Jessie’s choice, Donald’s trump
No better example is Jessie who got bounced in episode six . Jessie blew her team’s chances on a project because her manager, Omarosa (who also got dropped three weeks later), placed her on a negotiating team when negotiation was not her best skill. Admirably, Jessie put forth a decent effort, but she still failed miserably.
Trump immediately spots a weakness in her character in the board room. When he gives her the opportunity to note that Omarosa is a horrible manager, Jessie chooses diplomacy. Thus, Trump realizes that she’s all wrong for his company.
You might ask why Omarosa doesn’t get fired, since clearly the bigger failure is hers?

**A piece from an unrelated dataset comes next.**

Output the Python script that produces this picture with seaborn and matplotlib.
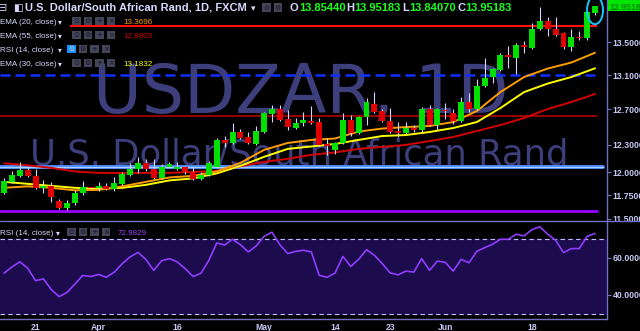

But unlike Jessie, Omarosa, while being a ruthless witch, has some backbone. She fights for herself, and Trump calculates that her tenacity means that she will go the extra mile for him. Jessie, who won’t even stand up for herself, will never be an asset to him.
Trump knows best that in business, it’s a dog-eat-dog world. While we don’t want to be or have our associates be rude or impossible to work with (which is why Trump later fires Omarosa), it’s not exactly a virtue being a wimp either. God doesn’t want any of us to be a doormat, but calls us to use our talents to touch the lives of others.
The man behind the myth
Not only is Trump’s show vastly entertaining, he’s probably the most entertaining part of it. Getting a glimpse into what kind of person Donald Trump is has been a curious kind of fun.
At first, I thought that anyone would have to be a lunatic to want to work for such a demanding and seemingly self-centered person, but after a few episodes I see why Trump is as successful as he is. Amazingly intuitive, he wants what’s best not only for his company, but also for his employees. Maybe he does have too much money, but perhaps among millionaires he is a “good king” who will not be threatened by the success of others. In short, Donald Trump is not the devil.